Pros
If you’re a Latin American creative looking for your very first international experience, this agency can be a foot in the door. It may help you add an “international” name to your portfolio and open doors elsewhere later. That’s it.
Cons
This agency thrives on exploiting Latin American talent by paying rock-bottom salaries in local currency while closing deals in USD and EUR. In other words, your work is sold at premium rates, but you’ll be treated as cheap labor. The environment is a “factory” mindset, no strategy, no quality, just quantity. Employees are drained to the limit and most leave before hitting 7 months because the lack of leadership and responsibility is unbearable. Feedback? Ignored. Owners promise to listen but vanish on endless vacations, leaving an already exhausted management team to “lead” without the skill or capacity to manage even a small team of 4. Resources and materials are nonexistent. Clients are onboarded without the basics needed for creatives to work.
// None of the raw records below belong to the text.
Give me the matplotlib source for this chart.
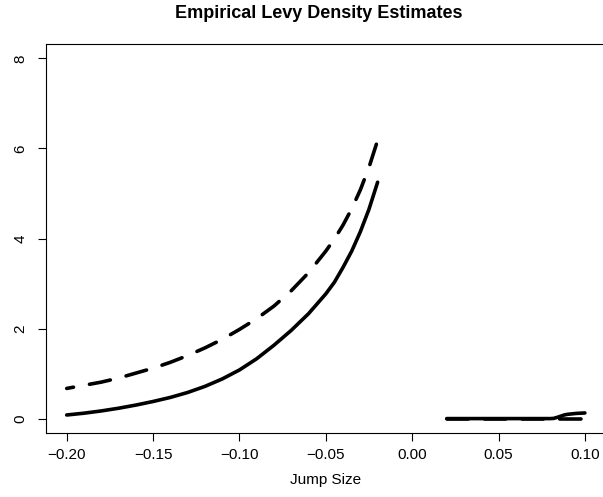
import numpy as np
import matplotlib
matplotlib.use("Agg")
import matplotlib.pyplot as plt

# negative jumps
neg_x = [-0.20, -0.19, -0.18, -0.17, -0.16, -0.15, -0.14, -0.13, -0.12, -0.11,
         -0.10, -0.09, -0.08, -0.07, -0.06, -0.05, -0.045, -0.04, -0.035,
         -0.03, -0.025, -0.02]
neg_solid = [0.08, 0.12, 0.17, 0.23, 0.30, 0.38, 0.47, 0.58, 0.715, 0.88,
             1.08, 1.33, 1.63, 1.96, 2.33, 2.77, 3.03, 3.36, 3.72,
             4.15, 4.65, 5.25]
neg_dashed = [0.67, 0.74, 0.81, 0.90, 1.01, 1.12, 1.25, 1.40, 1.57, 1.76,
              1.98, 2.22, 2.50, 2.84, 3.24, 3.72, 3.99, 4.30, 4.66,
              5.08, 5.58, 6.18]

# positive jumps
pos_x = [0.02, 0.03, 0.04, 0.05, 0.06, 0.07, 0.08, 0.082, 0.085, 0.088,
         0.09, 0.095, 0.10]
pos_solid = [0.0, 0.0, 0.0, 0.0, 0.0, 0.0, 0.0, 0.005, 0.04, 0.08,
             0.095, 0.115, 0.125]
pos_dashed = [0.0] * len(pos_x)

x_ticks = [-0.20, -0.15, -0.10, -0.05, 0.00, 0.05, 0.10]
y_ticks = [0, 2, 4, 6, 8]

plt.rcParams["font.family"] = ["Liberation Sans", "DejaVu Sans"]

W, H = 603, 497
fig = plt.figure(figsize=(W / 100, H / 100), dpi=100)
ax = fig.add_axes([46 / W, 1 - 433 / H, 559.6 / W, (433 - 44) / H])

lw = 2.6
ax.plot(neg_x, neg_solid, color="black", lw=lw, solid_capstyle="round")
ax.plot(neg_x, neg_dashed, color="black", lw=lw,
        linestyle=(4, (5.9, 4.5)), dash_capstyle="round")
ax.plot(pos_x, pos_dashed, color="black", lw=lw,
        linestyle=(0, (5.9, 4.5)), dash_capstyle="round")
ax.plot(pos_x, pos_solid, color="black", lw=lw, solid_capstyle="round")

ax.set_xlim(-0.212, 0.112)
ax.set_ylim(-0.32, 8.32)
ax.set_xticks(x_ticks)
ax.set_xticklabels([f"{v:.2f}".replace("-", "\u2212") for v in x_ticks])
ax.set_yticks(y_ticks)
ax.set_yticklabels([str(v) for v in y_ticks], rotation=90, va="center")

ax.tick_params(axis="both", direction="out", length=5.5, width=0.8,
               labelsize=11, color="black")
ax.tick_params(axis="x", pad=5)
ax.tick_params(axis="y", pad=8)
for s in ax.spines.values():
    s.set_linewidth(0.8)

ax.set_title("Empirical Levy Density Estimates", fontsize=13,
             fontweight="bold", pad=19, x=0.488)
ax.set_xlabel("Jump Size", fontsize=11, labelpad=8)

fig.savefig("out.png", dpi=100)
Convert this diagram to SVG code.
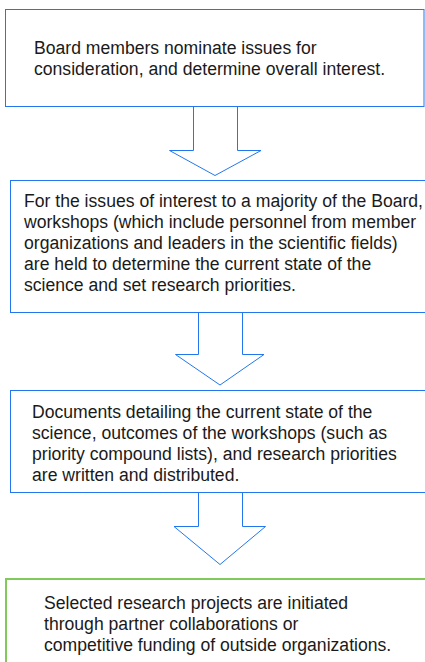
<svg xmlns="http://www.w3.org/2000/svg" width="425" height="662" viewBox="0 0 425 662">
<style>
.box{fill:#fff;stroke:#2277ee;stroke-width:1}
.arr{fill:#fff;stroke:#2277ee;stroke-width:1}
.g{fill:#fff;stroke:#80c95a;stroke-width:2}
text{font-family:"Liberation Sans",Arial,sans-serif;font-size:17.6px;fill:#1a1a1a}
</style>
<rect width="425" height="662" fill="#fff"/>
<g id="connectors">
<path class="arr" d="M193.5,106.5 V150.5 H169.5 L215,175.5 L261,150.5 H237.5 V106.5"/>
<path class="arr" d="M198.5,312.5 V354.5 H175.5 L220,385 L264,354.5 H242.5 V312.5"/>
<path class="arr" d="M198.5,492.5 V526.5 H174 L220,564.5 L265.5,526.5 H242.5 V492.5"/>
</g>
<g id="node1">
<rect class="box" x="5.5" y="9.5" width="418.5" height="97"/>
<text x="34" y="53.5">Board members nominate issues for</text>
<text x="34" y="74.5">consideration, and determine overall interest.</text>
</g>
<g id="node2">
<rect class="box" x="10.5" y="180.5" width="420" height="132"/>
<text x="24" y="206.5">For the issues of interest to a majority of the Board,</text>
<text x="24" y="227.5">workshops (which include personnel from member</text>
<text x="24" y="248.5">organizations and leaders in the scientific fields)</text>
<text x="24" y="269.5">are held to determine the current state of the</text>
<text x="24" y="290.5">science and set research priorities.</text>
</g>
<g id="node3">
<rect class="box" x="10.5" y="390.5" width="420" height="102"/>
<text x="32" y="418">Documents detailing the current state of the</text>
<text x="32" y="439">science, outcomes of the workshops (such as</text>
<text x="32" y="460">priority compound lists), and research priorities</text>
<text x="32" y="481">are written and distributed.</text>
</g>
<g id="node4">
<rect class="g" x="6" y="579" width="425" height="100"/>
<text x="44" y="608.5">Selected research projects are initiated</text>
<text x="44" y="629.5">through partner collaborations or</text>
<text x="44" y="650.5">competitive funding of outside organizations.</text>
</g>
</svg>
The usual excuse is “let’s surprise the client,” but the only surprise is how poorly organized everything is. Briefings don’t exist, don’t expect them, because managers won’t bother. Nobody lasts here. Two owners overload a project manager who doesn’t even do proper briefings. The cycle repeats until people quit. If you are Latin American considering this company: don’t. You will be underpaid, overworked, and ignored. There are far better places to put your skills and energy.